Storms and midges. The Peak District trip 20th. to 27th. August 2015
The air swirling around the base of the crag became noticeably colder and above us the sky was an impressionistic canvas with bold, board, black, brush strokes curving down to the horizon to denote curtains of rain. A constant rumble of thunder rolled up and down the valley; we could feel its vibrations through the sticky rubber soles of our shoes.
The massed ranks of dark clouds which encircled us held their position like well disciplined troops and I thought it might be possible to make the ascent. I swiftly tied on to the end of the rope. A crack defined the route and I wedged a foot into it. I left the ground and jammed a hand in and made a fist – it held my weight and I could feel the crystalline structure of the gritstone removing a chunk of flesh.
Thunder continued to rumble and lightning cracked the sky. I was a couple of metres away from the top when gobstopper sized raid drops started to bounce off my helmet. “There’s a good hold.” Andrew shouted above the meteorological din. At one time maybe, I thought as I slapped around, now though it’s all wet sand. I hauled myself over the lip with a big smile on my face.

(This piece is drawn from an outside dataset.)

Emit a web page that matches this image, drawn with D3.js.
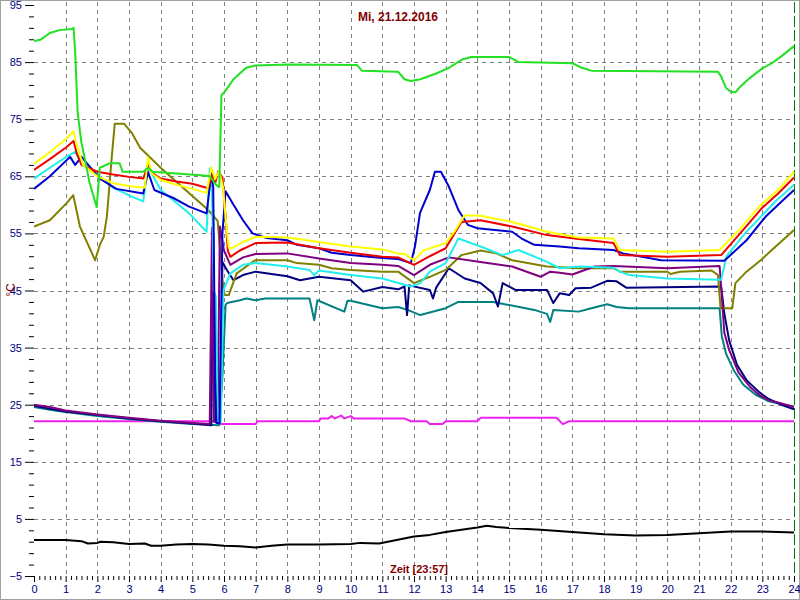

Two days earlier, a group of adults and children had boarded the train in Brighton, destination Derbyshire. For the first time in its sixteen year existence this was the first time Craggers had not run at least one Adventure Camp, we had not been able to raise the money. Instead we decided to put on a very much smaller Peak District trip with participants contributing a little towards the cost.
In keeping with tradition the train from London to Sheffield was delayed so we missed out connections and arrived late at Hathersage. Hefting vast amounts of kit along footpaths to the campsite was hard work but we were fortunate to be able to put up our tents in the dry. The site is surrounded by trees and a stream marks its boundary. As the sun gives way to moonlight, bats swoop and owls hoot.
Midges are strange creatures; they don’t like sunshine or rain or the cold or the breeze or altitude and even our smallest bat, the tiny pipistrelle can eat 3,000 a night so how do they manage to cause so much misery. They descended on the campsite. Little Carreg was crying so much that the warden lent him a midge head net and a bottle of repellent. They were not the only small creatures to be a nuisance; one of the tents had been pitched on top of a mouse hole and the less than timorous wee beasty nibbled its way through the groundsheet. Mice also munched bread, tomatoes and even the rubberised handle of a knife.
The kids had a great time making friend with other kids and various dogs, they ran around and explored the area, skittering over boulders pushing there way through head high bracken and surprising us all with their climbing abillity.
We had a great time and did some fantastic climbs. The storms and midges were a minor distraction which made everything else even more fun.